Wednesday, February 13, 2008

The Worcester Krikorian Gallery

I'd like to thank all the people who came out to see the show despite the snowy weather, Ben and Jen, Timothy Ballan, Joanna, Phil, Erica, Jared (who I met there but grew up right next to Watershed and now lives with my friend Erica), Zohar, Whitney, and Kelsy. All the residents of the Worcester Center for Craft (who are all very sweet, interesting, and talented people), the staff, some board members and family members also showed up.

The Worcester Show was very handsome. In fact, so awesome that the Watershed Website should read, "The Mission of Watershed is to provide Bad Asses and Rock Stars time and space to work." With just a day or two of set up and a day of light arranging, the show fell together beautifully. The Worcester space is a nice open one with wood floors and an ample supply of spot and flood lighting. We residents gave an artist talk prior to the scheduled opening to introduce ourselves and the the stories behind the work.

I was showing a collection of Cone 6 salt-fired porcelain Teapots and cups with forms referencing full bellies, hips and shoulders; figuratively decorated functional work; and an installation of sake dishes that took the most time of anything else of mine in the show. In short, it is 360 2inch sake dishes arranged in an 11.5' x 2.5' tapestry, sewn together, and hung from the ceiling and off of the wall.

To explain in depth, my work prior to Watershed was about self narrative, and stories that were reactionary to things going on outside myself. It was very emotional. When I arrived at Watershed, I just wanted to work. Falling back on what I was comfortable with, I tried making things like my past work, and that just didn't happen. The pots felt contrived, and thus dishonest, and thus ugly. I want to make neither dishonest nor ugly things. They felt hollow, with no substance to back them. Still filled with the desire to create, yet no emotional flood to draw from, I ended up working more abstract. I wanted to step away from the emo stuff anyway.

What started as a little project with designs on sake dishes ended up exploding into something of a whole other scale. It spread from the designs to a study in scrolls and clay as tapestry. I soon realized that really wasn't what the piece was about, but knew I had to finish making the piece first, and would analyze it later. Upon its completion, I found it was a self-portrait. There is a quote that architects reference, "When architects of old left their schools to begin building the things they designed, they planted ivy along the base of their building, in hopes that as they grew older and hopefully became more skilled artisans, the ivy would grow to cover up their old mistakes." The piece has become about the realization of old mistakes and personal flaws and covering them up. Taking the metaphor of the ivy another step, if it it's allowed to grow and cover the building unchecked, it weakens the structure and it falls apart. Thus, the idea of covering up the mistakes of the self is a self defeating one. One must first realize the act of covering up before one can uncover and fix the mistakes underneath.

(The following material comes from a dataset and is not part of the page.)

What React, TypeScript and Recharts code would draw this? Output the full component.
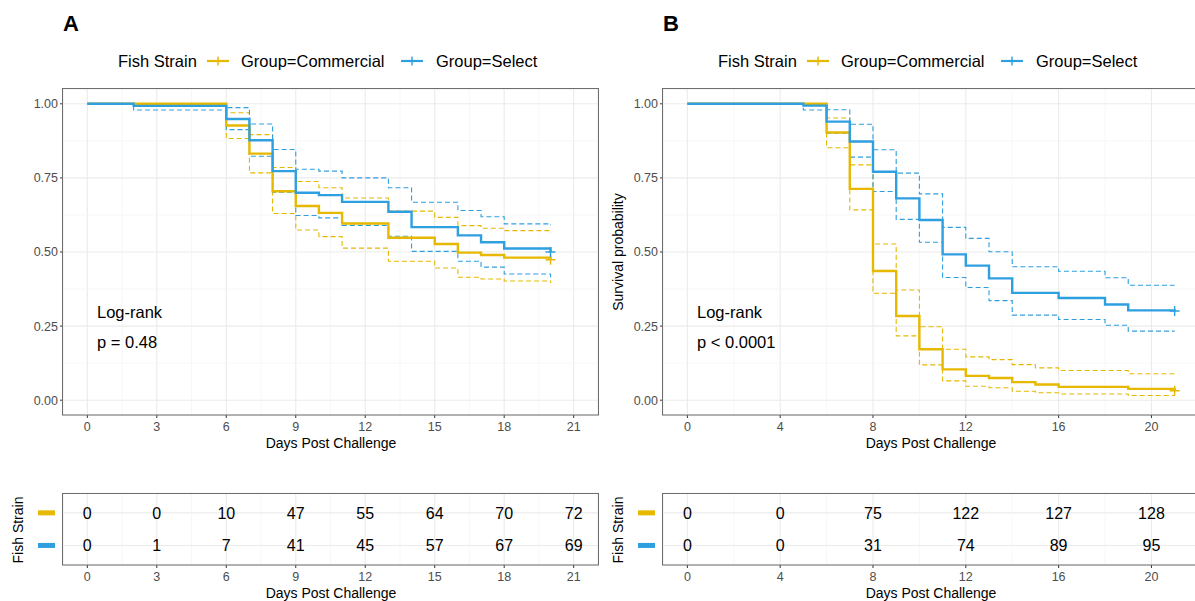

After four months of working in rural Maine with five other people, you kind of get inside your own head. I have realized certain things about myself since being here that I am growing from. The piece served almost as a mandala in the sense of small things making a larger whole, the time element the the construction of the piece, and meditation on the self and the relationship of the self to the world surrounding. It also left the surprising and delightful shadows on the wall, the tinkling noise when tapped, and the appearance of a simple and meditative piece, regardless of what it has come to mean to me. As Lorna Meaden once said, "No surprise for the maker leaves no surprise for the viewer." This piece was filled with little surprises for me.

I am by no means suggesting I am a flawless person. I am not.

All in all there has not even been a moment to breathe between Worcester, the return home and the preparations for the Port Chester show. It was exciting to return home to empty shelves and wet clay. With other things coming up, I've a week to work wet, three days to fire, glaze, and then fire again, and then the pots are off to Port Chester.

Hoping to see many more of you at the Port Chester Opening March 1st... Peace.